SALT LAKE CITY — A legislative audit released Tuesday concludes state water managers have no real idea how much water is being used across Utah so the projection that developed supplies will be exhausted by 2040 is not reliable.
The audit, performed by the Office of the Legislative Auditor General, was requested by lawmakers and pushed by advocacy groups that argue Utah’s pursuit of the Lake Powell Pipeline and Bear River Development project is a waste of taxpayer dollars.
The audit is being presented Tuesday at 9 a.m. before the Legislative Audit Subcommittee.
While it did not conclude the two projects are unnecessary, the audit did say that the baseline data used to project future water needs is fraught with significant inaccuracies and flawed estimates derived from submissions by 468 public community water managers that are not verified or questioned.
In one instance, a city’s water use in 2013 was double that of 2012 and in another, a city’s public works director acknowledged that there were serious problems in documenting water use prior to 2009, so that information should be ignored.
Both state divisions that work with the numbers submitted by local water providers acknowledge problems with the information’s veracity, leading the audit recommend that the parent department, Natural Resources, take the lead in ensuring better numbers.
The release of the audit brought strong reaction from those opposed to the pipeline project.
“The Division of Water Resources has been using bad data to support billions of dollars in unnecessary spending for massive water projects,” said Zach Frankel, executive director of the Utah Rivers Council.
“This marks the first time in two decades that this agency will have any oversight.”
In a written response to the audit, the state Division of Water Resources director Eric Millis agreed there needs to be a more sophisticated system that measures water use across the state, better methods for validating the results and plans need to be updated on a more routine basis.
Millis also said the division plans to work more closely with other entities to refine estimates on developed water supplies.
The audit found that the water resources division is wrongly ignoring local areas’ development of water supplies and that seven of 11 individualized water basin plans have not been updated in a decade or more.

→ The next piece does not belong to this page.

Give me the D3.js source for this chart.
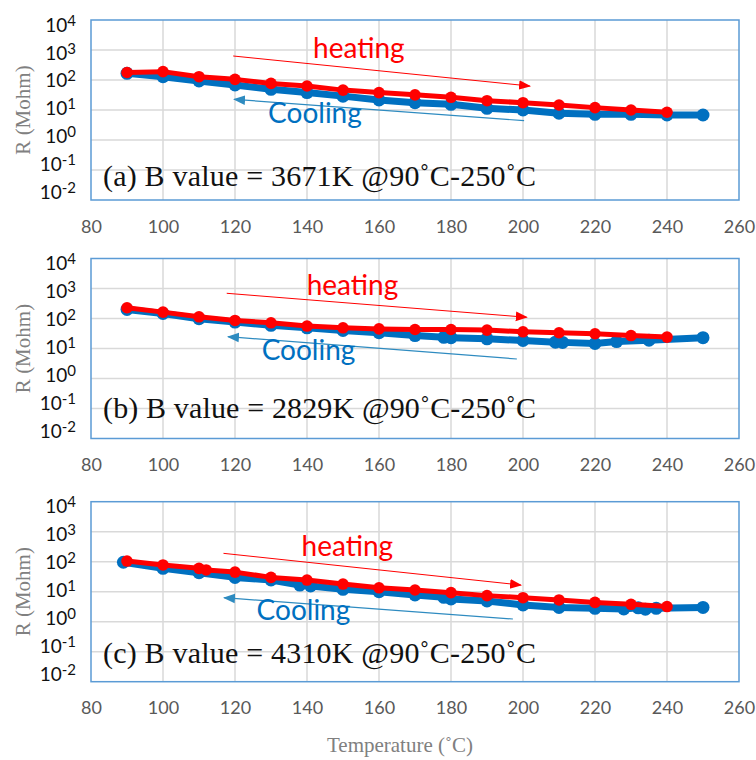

Utah water managers are also over estimating daily consumption requirements, keeping the same number well into the future that ignore savings that will naturally be achieved through smaller lots, smaller sized families and households, greater use of low-flow appliances and more aggressive conservation strategies that could be implemented.
“In conclusion, opportunities to continue reducing per capita water use remain abundant,” the audit said. “Better data, more thoroughly analyzed, is needed to inform policymakers.”
Haphazard system of secondary water use
Information compiled in the long-awaited audit also reveals a haphazard system of secondary water use in which waste is rampant and conservation rarely encouraged.
The audit pointed to a 10-year Utah State University study of outdoor watering practices in Salt Lake City that found residents, as recently as 2010, were applying twice the amount of water needed for plants to be healthy.
While acknowledging that states have different reporting methods and varying climates, the audit shows Utah has the highest per capita water use in the nation — at 248 gallons per capita, compared to Nevada’s 229, Arizona’s 196 and Colorado’s 180.
The differences are so large, the audit notes, that it questions statewide conservation targets that could be more aggressive to bump up additional water savings.
Auditors point to unfettered water use that is driven in large measure by low water rates and lack of secondary water metering that fails to encourage conservation.
The audit brings up a study that looked at the price of water in 30 U.S. cities that revealed Salt Lake City’s water rates at a lower level than nearly every other city analyzed. A comparable look at a household’s use of 100 gallons of water per day showed that Phoenix charges 30 percent more, Las Vegas 36 percent more and Santa Fe 82 percent more than Salt Lake City does for water.
A number of recommendations are included in the audit report — some of which would require a change in state law — such as requiring universal metering, reduction of water provider reliance on property taxes that subsidize water rates and the use of conservation pricing structures.